=== GIVEN RECORDS ===
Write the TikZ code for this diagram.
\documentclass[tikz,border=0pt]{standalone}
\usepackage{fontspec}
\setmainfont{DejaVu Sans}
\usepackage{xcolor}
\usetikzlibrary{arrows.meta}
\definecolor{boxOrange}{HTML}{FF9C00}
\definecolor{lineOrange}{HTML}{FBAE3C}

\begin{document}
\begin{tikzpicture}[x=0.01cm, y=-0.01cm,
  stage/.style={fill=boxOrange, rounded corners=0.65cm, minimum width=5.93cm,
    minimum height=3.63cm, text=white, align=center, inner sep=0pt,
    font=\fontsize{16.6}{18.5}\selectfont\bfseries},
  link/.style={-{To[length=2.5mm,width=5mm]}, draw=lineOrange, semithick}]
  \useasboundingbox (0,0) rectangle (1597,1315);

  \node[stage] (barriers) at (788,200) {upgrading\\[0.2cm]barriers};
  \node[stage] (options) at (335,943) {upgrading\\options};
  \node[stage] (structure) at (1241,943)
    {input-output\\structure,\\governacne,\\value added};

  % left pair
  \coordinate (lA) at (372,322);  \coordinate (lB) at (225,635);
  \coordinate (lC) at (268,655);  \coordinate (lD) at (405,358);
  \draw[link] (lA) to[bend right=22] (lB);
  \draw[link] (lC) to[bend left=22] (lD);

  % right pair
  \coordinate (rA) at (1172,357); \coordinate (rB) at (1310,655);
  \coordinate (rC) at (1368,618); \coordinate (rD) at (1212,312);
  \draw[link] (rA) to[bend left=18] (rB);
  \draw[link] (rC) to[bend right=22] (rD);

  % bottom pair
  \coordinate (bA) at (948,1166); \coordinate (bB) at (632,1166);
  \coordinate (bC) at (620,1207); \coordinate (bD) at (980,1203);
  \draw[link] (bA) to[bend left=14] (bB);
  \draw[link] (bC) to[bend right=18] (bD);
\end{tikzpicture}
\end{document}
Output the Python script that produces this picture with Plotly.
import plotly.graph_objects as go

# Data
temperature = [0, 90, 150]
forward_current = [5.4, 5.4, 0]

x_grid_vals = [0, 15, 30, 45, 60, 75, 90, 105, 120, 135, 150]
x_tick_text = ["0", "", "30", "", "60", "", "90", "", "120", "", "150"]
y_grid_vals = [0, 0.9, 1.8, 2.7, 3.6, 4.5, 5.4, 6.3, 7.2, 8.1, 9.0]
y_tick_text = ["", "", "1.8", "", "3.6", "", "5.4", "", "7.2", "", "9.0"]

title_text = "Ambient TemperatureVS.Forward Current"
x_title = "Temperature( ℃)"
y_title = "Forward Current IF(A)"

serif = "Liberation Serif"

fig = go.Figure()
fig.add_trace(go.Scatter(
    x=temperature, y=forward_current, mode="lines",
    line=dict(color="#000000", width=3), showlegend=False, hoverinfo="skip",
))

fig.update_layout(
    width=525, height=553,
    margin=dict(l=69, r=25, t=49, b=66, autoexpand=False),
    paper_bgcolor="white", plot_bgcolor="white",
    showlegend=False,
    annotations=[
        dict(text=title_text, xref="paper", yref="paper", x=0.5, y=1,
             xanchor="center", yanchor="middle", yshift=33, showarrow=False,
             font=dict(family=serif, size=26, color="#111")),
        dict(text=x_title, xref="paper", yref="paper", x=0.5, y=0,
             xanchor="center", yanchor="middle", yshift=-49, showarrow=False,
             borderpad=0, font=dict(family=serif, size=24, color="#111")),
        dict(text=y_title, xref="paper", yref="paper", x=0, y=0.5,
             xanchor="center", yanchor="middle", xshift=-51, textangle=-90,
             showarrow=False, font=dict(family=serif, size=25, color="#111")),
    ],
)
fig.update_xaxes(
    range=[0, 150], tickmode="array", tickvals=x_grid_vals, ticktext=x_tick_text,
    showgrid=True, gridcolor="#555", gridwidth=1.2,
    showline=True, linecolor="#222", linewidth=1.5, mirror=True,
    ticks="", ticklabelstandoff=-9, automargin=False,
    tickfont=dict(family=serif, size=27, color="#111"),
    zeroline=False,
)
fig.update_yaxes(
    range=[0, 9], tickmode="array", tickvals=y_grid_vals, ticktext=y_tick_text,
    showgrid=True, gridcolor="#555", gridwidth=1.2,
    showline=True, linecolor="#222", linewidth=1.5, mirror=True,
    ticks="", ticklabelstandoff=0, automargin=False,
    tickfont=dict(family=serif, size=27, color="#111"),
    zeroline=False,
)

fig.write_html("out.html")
===
• TASK DETAILS
Copy out only the lines running from the beginning of the data to the line with "forward_current = [5.4, 5.4, 0]", both ends included.

• RESULT OF THE EXERCISE
Write the TikZ code for this diagram.
\documentclass[tikz,border=0pt]{standalone}
\usepackage{fontspec}
\setmainfont{DejaVu Sans}
\usepackage{xcolor}
\usetikzlibrary{arrows.meta}
\definecolor{boxOrange}{HTML}{FF9C00}
\definecolor{lineOrange}{HTML}{FBAE3C}

\begin{document}
\begin{tikzpicture}[x=0.01cm, y=-0.01cm,
  stage/.style={fill=boxOrange, rounded corners=0.65cm, minimum width=5.93cm,
    minimum height=3.63cm, text=white, align=center, inner sep=0pt,
    font=\fontsize{16.6}{18.5}\selectfont\bfseries},
  link/.style={-{To[length=2.5mm,width=5mm]}, draw=lineOrange, semithick}]
  \useasboundingbox (0,0) rectangle (1597,1315);

  \node[stage] (barriers) at (788,200) {upgrading\\[0.2cm]barriers};
  \node[stage] (options) at (335,943) {upgrading\\options};
  \node[stage] (structure) at (1241,943)
    {input-output\\structure,\\governacne,\\value added};

  % left pair
  \coordinate (lA) at (372,322);  \coordinate (lB) at (225,635);
  \coordinate (lC) at (268,655);  \coordinate (lD) at (405,358);
  \draw[link] (lA) to[bend right=22] (lB);
  \draw[link] (lC) to[bend left=22] (lD);

  % right pair
  \coordinate (rA) at (1172,357); \coordinate (rB) at (1310,655);
  \coordinate (rC) at (1368,618); \coordinate (rD) at (1212,312);
  \draw[link] (rA) to[bend left=18] (rB);
  \draw[link] (rC) to[bend right=22] (rD);

  % bottom pair
  \coordinate (bA) at (948,1166); \coordinate (bB) at (632,1166);
  \coordinate (bC) at (620,1207); \coordinate (bD) at (980,1203);
  \draw[link] (bA) to[bend left=14] (bB);
  \draw[link] (bC) to[bend right=18] (bD);
\end{tikzpicture}
\end{document}
Output the Python script that produces this picture with Plotly.
import plotly.graph_objects as go

# Data
temperature = [0, 90, 150]
forward_current = [5.4, 5.4, 0]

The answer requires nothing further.